+++ Material shown +++
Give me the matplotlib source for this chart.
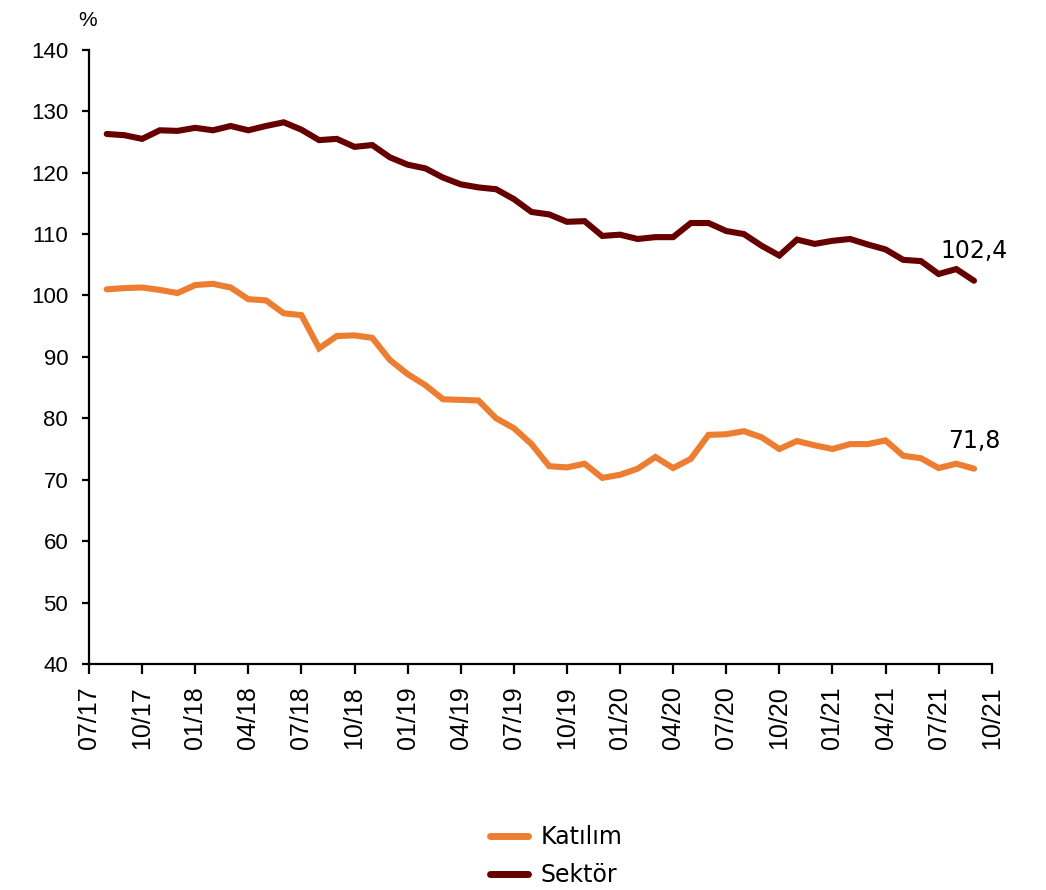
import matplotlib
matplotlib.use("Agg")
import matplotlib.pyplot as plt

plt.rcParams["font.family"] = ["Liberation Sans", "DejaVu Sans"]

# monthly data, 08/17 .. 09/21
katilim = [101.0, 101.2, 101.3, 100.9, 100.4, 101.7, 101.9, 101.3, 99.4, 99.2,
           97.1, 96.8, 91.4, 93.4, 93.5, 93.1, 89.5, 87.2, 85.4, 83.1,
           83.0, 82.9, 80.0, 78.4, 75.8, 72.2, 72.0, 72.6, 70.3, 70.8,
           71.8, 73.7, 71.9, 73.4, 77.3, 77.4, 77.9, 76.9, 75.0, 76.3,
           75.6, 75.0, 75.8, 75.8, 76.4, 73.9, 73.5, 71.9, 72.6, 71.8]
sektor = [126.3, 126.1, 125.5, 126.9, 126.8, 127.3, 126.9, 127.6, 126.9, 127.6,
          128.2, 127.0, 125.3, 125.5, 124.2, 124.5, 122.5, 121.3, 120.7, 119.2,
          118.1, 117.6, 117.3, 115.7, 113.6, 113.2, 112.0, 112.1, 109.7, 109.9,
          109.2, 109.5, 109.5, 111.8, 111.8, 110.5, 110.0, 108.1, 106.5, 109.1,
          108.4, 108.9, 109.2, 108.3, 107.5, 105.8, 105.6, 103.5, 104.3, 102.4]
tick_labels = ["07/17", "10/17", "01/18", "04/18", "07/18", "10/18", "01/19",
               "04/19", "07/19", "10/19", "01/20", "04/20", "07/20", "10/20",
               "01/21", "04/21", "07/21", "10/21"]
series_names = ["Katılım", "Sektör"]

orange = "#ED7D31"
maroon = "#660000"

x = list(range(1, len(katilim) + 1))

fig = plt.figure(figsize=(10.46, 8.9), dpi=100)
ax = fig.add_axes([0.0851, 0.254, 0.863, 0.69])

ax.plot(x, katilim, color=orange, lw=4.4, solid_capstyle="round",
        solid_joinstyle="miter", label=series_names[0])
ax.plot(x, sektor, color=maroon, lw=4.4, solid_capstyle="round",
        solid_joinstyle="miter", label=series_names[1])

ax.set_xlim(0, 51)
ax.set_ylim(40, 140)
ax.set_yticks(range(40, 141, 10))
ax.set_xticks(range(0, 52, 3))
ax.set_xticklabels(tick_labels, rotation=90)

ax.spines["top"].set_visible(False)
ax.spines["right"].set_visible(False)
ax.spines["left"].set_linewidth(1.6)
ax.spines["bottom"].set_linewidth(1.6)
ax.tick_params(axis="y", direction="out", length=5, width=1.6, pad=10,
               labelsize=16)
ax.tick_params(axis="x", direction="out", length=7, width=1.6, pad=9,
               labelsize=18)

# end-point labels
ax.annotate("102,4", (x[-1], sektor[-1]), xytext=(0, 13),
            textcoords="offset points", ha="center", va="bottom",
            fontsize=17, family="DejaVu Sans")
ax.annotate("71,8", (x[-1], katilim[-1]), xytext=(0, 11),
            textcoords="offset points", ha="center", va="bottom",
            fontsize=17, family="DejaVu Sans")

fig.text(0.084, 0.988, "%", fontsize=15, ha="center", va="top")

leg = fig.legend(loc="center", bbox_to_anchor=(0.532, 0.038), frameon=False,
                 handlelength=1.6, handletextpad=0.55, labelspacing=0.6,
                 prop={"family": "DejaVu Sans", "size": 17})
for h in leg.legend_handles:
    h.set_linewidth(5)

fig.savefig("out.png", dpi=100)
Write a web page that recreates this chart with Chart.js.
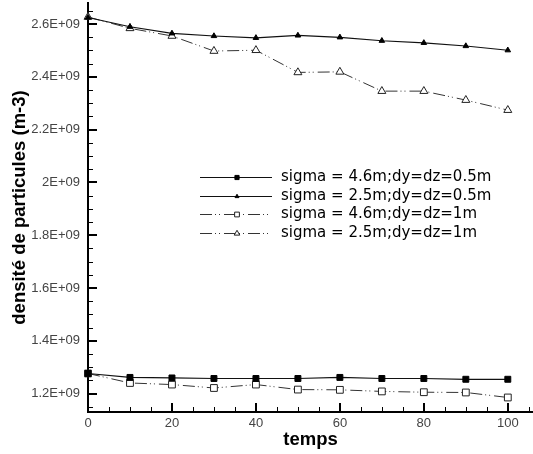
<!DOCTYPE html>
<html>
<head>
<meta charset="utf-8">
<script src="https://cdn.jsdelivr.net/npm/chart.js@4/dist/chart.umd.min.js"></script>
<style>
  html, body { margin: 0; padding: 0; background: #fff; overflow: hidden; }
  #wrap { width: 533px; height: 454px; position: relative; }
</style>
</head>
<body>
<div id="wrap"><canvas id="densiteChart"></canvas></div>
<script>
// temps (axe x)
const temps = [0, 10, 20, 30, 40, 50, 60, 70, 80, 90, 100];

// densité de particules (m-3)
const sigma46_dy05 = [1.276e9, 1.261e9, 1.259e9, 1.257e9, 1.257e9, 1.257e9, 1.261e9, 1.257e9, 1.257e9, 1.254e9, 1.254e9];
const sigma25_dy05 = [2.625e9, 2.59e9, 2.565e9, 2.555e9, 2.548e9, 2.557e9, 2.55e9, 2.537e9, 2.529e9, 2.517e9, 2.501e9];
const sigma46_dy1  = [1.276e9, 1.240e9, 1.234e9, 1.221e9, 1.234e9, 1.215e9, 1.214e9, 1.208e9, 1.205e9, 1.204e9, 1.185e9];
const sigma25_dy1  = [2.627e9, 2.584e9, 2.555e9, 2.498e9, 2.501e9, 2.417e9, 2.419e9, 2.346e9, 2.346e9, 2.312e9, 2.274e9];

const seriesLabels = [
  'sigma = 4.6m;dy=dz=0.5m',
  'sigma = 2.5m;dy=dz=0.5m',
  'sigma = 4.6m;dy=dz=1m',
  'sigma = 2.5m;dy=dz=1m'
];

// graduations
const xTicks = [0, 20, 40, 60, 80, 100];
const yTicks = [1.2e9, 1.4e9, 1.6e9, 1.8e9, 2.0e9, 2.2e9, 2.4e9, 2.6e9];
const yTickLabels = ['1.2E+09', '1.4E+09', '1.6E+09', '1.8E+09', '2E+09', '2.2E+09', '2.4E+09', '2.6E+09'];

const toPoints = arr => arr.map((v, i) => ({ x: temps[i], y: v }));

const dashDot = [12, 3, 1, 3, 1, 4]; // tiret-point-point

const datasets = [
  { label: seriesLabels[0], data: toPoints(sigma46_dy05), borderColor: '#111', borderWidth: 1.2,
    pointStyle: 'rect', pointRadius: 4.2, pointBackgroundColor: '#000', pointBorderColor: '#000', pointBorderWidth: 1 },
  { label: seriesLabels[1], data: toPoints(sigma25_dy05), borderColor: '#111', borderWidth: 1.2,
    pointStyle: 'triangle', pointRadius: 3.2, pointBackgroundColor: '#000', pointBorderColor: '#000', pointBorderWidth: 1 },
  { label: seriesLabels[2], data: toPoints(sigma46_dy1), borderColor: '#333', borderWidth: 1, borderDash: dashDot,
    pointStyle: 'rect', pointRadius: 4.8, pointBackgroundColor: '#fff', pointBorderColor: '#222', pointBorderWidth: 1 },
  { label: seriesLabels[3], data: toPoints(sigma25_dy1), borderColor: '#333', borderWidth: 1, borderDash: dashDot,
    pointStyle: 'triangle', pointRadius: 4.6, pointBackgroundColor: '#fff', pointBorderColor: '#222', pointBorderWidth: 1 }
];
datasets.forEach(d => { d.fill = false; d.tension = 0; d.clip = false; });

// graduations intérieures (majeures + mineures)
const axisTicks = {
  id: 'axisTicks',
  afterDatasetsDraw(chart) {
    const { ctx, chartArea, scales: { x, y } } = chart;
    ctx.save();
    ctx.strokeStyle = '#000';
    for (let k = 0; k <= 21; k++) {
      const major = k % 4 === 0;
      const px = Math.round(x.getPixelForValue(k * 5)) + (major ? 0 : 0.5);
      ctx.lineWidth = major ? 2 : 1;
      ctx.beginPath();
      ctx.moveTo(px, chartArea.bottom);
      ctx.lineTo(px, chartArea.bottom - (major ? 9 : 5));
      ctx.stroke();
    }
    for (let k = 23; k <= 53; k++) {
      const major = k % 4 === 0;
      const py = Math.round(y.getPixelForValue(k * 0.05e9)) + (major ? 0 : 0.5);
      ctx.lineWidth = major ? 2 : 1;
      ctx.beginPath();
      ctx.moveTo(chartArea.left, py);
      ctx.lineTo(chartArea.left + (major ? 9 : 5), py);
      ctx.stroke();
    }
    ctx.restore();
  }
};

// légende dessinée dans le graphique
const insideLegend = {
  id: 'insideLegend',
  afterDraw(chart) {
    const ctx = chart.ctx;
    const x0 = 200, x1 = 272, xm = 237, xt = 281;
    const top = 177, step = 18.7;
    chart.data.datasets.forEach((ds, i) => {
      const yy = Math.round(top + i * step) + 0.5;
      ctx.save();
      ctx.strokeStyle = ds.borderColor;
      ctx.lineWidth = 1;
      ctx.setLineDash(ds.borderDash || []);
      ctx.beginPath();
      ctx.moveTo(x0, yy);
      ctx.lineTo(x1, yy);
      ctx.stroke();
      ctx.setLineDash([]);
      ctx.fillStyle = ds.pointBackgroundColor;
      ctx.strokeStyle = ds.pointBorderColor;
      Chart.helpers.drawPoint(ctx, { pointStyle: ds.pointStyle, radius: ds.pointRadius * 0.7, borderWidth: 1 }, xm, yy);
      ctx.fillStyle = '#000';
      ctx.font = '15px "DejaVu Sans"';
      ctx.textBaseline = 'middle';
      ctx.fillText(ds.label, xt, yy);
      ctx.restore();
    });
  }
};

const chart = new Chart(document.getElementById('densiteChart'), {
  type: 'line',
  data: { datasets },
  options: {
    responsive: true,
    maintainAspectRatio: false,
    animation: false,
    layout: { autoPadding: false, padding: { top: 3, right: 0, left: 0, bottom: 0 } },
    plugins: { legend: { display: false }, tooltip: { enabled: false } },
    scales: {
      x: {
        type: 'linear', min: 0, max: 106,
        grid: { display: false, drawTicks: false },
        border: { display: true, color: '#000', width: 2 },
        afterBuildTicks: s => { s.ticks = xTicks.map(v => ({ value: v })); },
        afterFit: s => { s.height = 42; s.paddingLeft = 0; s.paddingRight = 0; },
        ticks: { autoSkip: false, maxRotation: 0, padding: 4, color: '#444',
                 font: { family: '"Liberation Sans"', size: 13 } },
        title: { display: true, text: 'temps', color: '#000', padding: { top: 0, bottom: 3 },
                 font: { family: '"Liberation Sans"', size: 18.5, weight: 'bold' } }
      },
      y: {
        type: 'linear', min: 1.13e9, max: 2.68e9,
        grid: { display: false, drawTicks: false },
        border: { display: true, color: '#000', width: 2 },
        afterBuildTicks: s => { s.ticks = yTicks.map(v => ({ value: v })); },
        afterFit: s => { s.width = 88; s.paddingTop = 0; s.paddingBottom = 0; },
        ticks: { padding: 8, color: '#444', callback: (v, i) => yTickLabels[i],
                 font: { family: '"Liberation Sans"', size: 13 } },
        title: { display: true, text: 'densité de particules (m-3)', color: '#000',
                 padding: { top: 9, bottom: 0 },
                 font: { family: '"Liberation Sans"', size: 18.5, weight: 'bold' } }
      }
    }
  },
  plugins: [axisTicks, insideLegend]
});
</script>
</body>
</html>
+++
Given request. Only the lines from the start of the material through the line containing "ax.set_xticklabels(tick_labels, rotation=90)" should be transcribed. Pictures stay out.

Written response.
Give me the matplotlib source for this chart.
import matplotlib
matplotlib.use("Agg")
import matplotlib.pyplot as plt

plt.rcParams["font.family"] = ["Liberation Sans", "DejaVu Sans"]

# monthly data, 08/17 .. 09/21
katilim = [101.0, 101.2, 101.3, 100.9, 100.4, 101.7, 101.9, 101.3, 99.4, 99.2,
           97.1, 96.8, 91.4, 93.4, 93.5, 93.1, 89.5, 87.2, 85.4, 83.1,
           83.0, 82.9, 80.0, 78.4, 75.8, 72.2, 72.0, 72.6, 70.3, 70.8,
           71.8, 73.7, 71.9, 73.4, 77.3, 77.4, 77.9, 76.9, 75.0, 76.3,
           75.6, 75.0, 75.8, 75.8, 76.4, 73.9, 73.5, 71.9, 72.6, 71.8]
sektor = [126.3, 126.1, 125.5, 126.9, 126.8, 127.3, 126.9, 127.6, 126.9, 127.6,
          128.2, 127.0, 125.3, 125.5, 124.2, 124.5, 122.5, 121.3, 120.7, 119.2,
          118.1, 117.6, 117.3, 115.7, 113.6, 113.2, 112.0, 112.1, 109.7, 109.9,
          109.2, 109.5, 109.5, 111.8, 111.8, 110.5, 110.0, 108.1, 106.5, 109.1,
          108.4, 108.9, 109.2, 108.3, 107.5, 105.8, 105.6, 103.5, 104.3, 102.4]
tick_labels = ["07/17", "10/17", "01/18", "04/18", "07/18", "10/18", "01/19",
               "04/19", "07/19", "10/19", "01/20", "04/20", "07/20", "10/20",
               "01/21", "04/21", "07/21", "10/21"]
series_names = ["Katılım", "Sektör"]

orange = "#ED7D31"
maroon = "#660000"

x = list(range(1, len(katilim) + 1))

fig = plt.figure(figsize=(10.46, 8.9), dpi=100)
ax = fig.add_axes([0.0851, 0.254, 0.863, 0.69])

ax.plot(x, katilim, color=orange, lw=4.4, solid_capstyle="round",
        solid_joinstyle="miter", label=series_names[0])
ax.plot(x, sektor, color=maroon, lw=4.4, solid_capstyle="round",
        solid_joinstyle="miter", label=series_names[1])

ax.set_xlim(0, 51)
ax.set_ylim(40, 140)
ax.set_yticks(range(40, 141, 10))
ax.set_xticks(range(0, 52, 3))
ax.set_xticklabels(tick_labels, rotation=90)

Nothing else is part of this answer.